Didn’t work well outside my house with the windows open on a test run

Prolly marinate you pretty well though for the bear

Some you guys are tough ass hombres though

From: GF
22-Jan-19
I think the rule for inside of a tent is that bear spray gets downgraded from the Weapons category to a Condiment.

Hard enough to deal with one in the dark, let alone when you’ve disabled yourself with the spray.

I think I would speak calmly and firmly to make my presence known. Maybe just turn on a flashlight? Black Bear country, I think you could smack a bulge in the side of your tent with a canoe paddle or a stout chunk of wood and win. From the bear’s perspective, the tent is bigger than he is, so when the larger opponent gets in the first good, solid lick, it’s time to run like hell!

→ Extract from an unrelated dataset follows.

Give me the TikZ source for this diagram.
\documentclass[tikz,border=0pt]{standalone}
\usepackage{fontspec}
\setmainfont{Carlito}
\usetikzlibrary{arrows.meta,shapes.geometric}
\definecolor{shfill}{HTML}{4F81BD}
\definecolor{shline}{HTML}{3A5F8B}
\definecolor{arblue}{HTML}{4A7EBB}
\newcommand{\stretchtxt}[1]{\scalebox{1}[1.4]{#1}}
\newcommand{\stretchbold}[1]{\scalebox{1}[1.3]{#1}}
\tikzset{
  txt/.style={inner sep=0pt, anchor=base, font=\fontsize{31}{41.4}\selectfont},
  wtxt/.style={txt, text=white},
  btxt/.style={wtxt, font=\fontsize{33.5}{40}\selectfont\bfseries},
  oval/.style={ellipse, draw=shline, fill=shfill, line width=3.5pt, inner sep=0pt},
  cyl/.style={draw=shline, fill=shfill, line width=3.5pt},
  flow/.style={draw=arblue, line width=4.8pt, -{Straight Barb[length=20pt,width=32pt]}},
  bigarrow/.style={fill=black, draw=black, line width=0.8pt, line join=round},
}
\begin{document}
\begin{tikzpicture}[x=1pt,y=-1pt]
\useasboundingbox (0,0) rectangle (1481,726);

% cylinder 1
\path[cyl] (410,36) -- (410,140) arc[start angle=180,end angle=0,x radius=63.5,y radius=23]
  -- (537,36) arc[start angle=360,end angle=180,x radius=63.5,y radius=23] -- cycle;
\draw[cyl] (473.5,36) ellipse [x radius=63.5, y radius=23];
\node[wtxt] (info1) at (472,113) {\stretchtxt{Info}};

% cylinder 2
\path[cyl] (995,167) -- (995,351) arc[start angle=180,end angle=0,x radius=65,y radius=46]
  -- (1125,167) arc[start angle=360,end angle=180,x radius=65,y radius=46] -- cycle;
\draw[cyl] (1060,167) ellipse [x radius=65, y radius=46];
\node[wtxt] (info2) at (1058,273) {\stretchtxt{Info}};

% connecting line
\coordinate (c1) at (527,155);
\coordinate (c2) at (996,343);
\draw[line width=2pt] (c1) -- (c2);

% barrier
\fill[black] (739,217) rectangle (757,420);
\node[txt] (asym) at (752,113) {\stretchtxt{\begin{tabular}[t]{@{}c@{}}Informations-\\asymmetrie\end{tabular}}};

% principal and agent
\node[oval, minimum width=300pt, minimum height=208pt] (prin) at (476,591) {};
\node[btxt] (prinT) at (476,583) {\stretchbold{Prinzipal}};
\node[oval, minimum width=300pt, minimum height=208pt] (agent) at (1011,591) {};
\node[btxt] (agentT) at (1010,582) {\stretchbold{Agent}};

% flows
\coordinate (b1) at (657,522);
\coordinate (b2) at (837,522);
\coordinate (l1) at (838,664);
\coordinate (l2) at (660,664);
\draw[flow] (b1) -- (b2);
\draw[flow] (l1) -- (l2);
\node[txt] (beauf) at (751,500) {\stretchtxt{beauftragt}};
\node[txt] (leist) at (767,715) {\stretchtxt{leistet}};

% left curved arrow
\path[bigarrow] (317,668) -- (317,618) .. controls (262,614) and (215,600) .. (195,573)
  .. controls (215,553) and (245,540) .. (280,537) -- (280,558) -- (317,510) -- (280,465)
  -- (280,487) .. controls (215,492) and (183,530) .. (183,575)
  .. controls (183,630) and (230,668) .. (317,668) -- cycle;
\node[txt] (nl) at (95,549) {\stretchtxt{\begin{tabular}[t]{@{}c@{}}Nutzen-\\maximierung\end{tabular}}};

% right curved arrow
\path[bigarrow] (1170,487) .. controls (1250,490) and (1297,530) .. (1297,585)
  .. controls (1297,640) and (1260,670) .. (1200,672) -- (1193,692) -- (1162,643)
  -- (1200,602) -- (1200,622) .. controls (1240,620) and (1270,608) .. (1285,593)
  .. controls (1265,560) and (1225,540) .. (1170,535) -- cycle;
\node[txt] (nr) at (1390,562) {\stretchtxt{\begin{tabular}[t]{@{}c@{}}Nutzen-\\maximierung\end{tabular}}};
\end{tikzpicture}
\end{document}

In Griz country, you’d have to take a good look at your hole card. Tell ya, though... that story about the “practical joker” running afoul of a heavily armed tent-mate.... Makes me think that the FIRST thing that you’d want to do (no matter what else) would be to make sure all personnel are present and accounted for....

From: Scrappy
22-Jan-19
Well I hunt solo so if someone is outside my tent and hasn't announced themselves I'll assume they have bad intentions.

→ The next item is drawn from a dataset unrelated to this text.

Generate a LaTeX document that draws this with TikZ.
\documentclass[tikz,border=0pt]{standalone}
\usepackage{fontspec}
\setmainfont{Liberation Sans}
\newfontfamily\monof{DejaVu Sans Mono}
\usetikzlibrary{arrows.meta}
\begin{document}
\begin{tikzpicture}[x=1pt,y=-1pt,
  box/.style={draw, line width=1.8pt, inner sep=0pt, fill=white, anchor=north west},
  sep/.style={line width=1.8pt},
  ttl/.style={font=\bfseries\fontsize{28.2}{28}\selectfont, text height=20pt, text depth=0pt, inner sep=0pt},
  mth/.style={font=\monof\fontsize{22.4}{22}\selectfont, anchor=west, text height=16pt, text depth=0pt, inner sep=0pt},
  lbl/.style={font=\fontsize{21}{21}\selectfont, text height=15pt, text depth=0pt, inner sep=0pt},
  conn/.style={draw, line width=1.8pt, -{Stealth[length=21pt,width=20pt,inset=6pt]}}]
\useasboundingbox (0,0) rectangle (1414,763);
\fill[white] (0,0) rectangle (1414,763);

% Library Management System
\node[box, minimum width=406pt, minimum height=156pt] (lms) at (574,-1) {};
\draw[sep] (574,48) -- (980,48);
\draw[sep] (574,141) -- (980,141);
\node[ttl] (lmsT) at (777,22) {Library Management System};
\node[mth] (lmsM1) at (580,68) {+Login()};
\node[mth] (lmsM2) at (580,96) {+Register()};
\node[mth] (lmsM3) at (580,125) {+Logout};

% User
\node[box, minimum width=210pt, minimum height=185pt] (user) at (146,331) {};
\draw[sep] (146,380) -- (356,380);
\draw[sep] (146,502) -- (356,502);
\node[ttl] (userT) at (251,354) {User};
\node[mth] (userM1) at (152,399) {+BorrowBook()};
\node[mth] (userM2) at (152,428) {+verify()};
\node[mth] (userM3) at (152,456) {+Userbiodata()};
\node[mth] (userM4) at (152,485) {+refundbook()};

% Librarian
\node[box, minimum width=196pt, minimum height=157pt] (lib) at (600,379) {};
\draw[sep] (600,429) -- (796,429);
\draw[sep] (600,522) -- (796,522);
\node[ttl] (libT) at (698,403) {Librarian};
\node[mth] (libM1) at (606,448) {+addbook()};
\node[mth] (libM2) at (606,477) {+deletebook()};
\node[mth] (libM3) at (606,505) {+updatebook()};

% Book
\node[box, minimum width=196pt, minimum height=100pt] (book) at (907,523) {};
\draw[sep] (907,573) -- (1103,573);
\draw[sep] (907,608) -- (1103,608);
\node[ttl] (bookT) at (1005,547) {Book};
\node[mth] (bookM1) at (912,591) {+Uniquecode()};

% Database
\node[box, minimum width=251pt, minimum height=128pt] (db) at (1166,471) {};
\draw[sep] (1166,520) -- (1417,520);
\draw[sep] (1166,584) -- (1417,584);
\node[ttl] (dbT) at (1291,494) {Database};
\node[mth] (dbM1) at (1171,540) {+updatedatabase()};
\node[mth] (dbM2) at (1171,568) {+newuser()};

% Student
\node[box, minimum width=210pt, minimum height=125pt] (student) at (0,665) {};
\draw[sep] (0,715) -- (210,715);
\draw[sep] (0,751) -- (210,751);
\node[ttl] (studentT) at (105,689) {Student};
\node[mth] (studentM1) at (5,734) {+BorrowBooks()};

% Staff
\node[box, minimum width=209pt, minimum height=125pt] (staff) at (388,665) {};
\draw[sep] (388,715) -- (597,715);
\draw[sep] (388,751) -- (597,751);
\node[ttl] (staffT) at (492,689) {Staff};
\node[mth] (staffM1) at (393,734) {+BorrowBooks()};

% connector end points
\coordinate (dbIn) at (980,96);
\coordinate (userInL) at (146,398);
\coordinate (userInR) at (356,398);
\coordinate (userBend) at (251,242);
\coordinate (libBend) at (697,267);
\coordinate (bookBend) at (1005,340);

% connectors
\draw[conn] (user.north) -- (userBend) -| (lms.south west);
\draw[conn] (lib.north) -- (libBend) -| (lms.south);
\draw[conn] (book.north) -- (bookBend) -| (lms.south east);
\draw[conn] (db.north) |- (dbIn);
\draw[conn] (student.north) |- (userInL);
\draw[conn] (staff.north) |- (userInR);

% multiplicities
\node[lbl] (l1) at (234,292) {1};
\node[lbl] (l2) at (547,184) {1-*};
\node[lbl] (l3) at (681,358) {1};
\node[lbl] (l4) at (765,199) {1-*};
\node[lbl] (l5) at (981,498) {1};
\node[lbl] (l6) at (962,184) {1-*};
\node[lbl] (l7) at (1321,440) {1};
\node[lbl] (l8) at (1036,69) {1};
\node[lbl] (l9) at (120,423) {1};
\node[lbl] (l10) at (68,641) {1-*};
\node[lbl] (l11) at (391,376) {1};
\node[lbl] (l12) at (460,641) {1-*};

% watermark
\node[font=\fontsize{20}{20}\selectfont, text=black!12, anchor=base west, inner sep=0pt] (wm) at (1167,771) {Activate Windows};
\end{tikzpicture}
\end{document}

The one thing I've taken away from this thread so far is I should consider a handgun. Not to debate gun or spray. But I really never gave it a thought from inside my tent.

I just told my wife she needed to buy me a handgun. Her response was why do I need to buy you a gun you got life insurance. I think my wife is evil sometimes.

From: SBH
22-Jan-19
Inshart makes a good point. I'm not a prankster in fact that stuff can piss me off sometimes. We were packed into the Beartooths one time and I had a buddy who thought it would be funny to do that same thing, sneak out and rustle the tents. Not funny. I happened to sleep through it but the other guy up there was close to putting a bullet through his dome thinking it was yogi. I wouldn't have blamed him if he did. No time for that kind of behavior in my opinion.

From: LKH
22-Jan-19
16 years old and camping on a small island in Canada across the border from my parent's cabin on Rainy Lake. We had a .22 firearm with a mix of shorts, longs and long rifle cartridges. Something hit a guy rope and we unzipped the tent to see a black bear about 5' away.

Zipped the tent up and sat quietly and nervous.

From: Kevin Dill
23-Jan-19
It was a good number of years back and some hardcore spray-advocate was going off about how spray was definitely the be-all, end-all product for terminating bear attacks. He and I were going back and forth...in friendly fashion...with him indicating that NOTHING could withstand a shot of spray. Then he wrote this:

.

"I'll tell you what. Let's put up $100 each. I'll have the money in my left hand and bear spray in my right hand. If you can get to me, you win and get the money. But there's no way you'll win."

Me: "I'll take that bet for sure. Got your spray ready? Get in the tent and crawl into your sleeping bag. I'll turn out the lights and we'll go for it."

Crickets.......

From: GotBowAz
23-Jan-19
I think if im in Grizzly country im going to have an electric fence around my camp. It might be more weight to have to carry but sleeping in a tent and becoming a bear burrito just doesn't sit well with me. I am a very deep hard sleeper. A tornado couldn't wake me after a hard day hunting. Im afraid a bear would be on me before i even knew it was around. If my hunting partner is with me im good. He wakes up to a light breeze. LOL

From: BIGERN
23-Jan-19
I also use an electric fence. That being said, in the tent at night my 44 is tethered to my wrist, lights by my head with my knife and spray just outside the door. I like options but hope to never use them.

23-Jan-19
Was sleeping under a floorless tarp one night in Colorado so no Grizzlies. I'm a light sleeper and something woke me up. I heard a stick snap which sounded to be the size of pencil, about 10 feet from me. I was zipped up in my mummy bag with no bear spray, no gun and no knife nearby. Seconds later within a couple feet of my head, I heard the unmistakable deep sniffing of an animal smelling me. In the deepest voice I could muster with my nuts sucked up into my abdomen I said "I don't know who the hell you are but you better get the hell out of here". I never heard another sound and it was a pretty uneasy night the rest of the night. I'm still not sure though if it was as bad as the night that I had mice running all over me including one that brushed across my face...

23-Jan-19
I'd wager if a bear is within "camp", then he already knows you are there too and exactly where you lay.

I don't know much at all about grizzlies, but blackies I have encounters with every year fly-fishing and backpacking. I'm gonna try and run a black bear off first thing. I want to push him out, knowing that if he decides to take me down it's because he has already committed to actually eating me (as opposed to mauling me).

It's eerily demoralizing when you have a blackie keeping your "6", and the smell of trout is all over your hands and elsewhere inevitably. That's the scenario that scares me the most. Usually, when they come into to camp, they are just wanting to double check for "camping food" that should be available, because that's what the last visitors at the site left for them!

From: Fuzzy
23-Jan-19
all three in slightly different order that stated

From: Vonfoust
23-Jan-19
I'd wake up and think "How the hell did a grizz walk 300 miles?" And after the encounter was over clean out my drawers, bag and tent.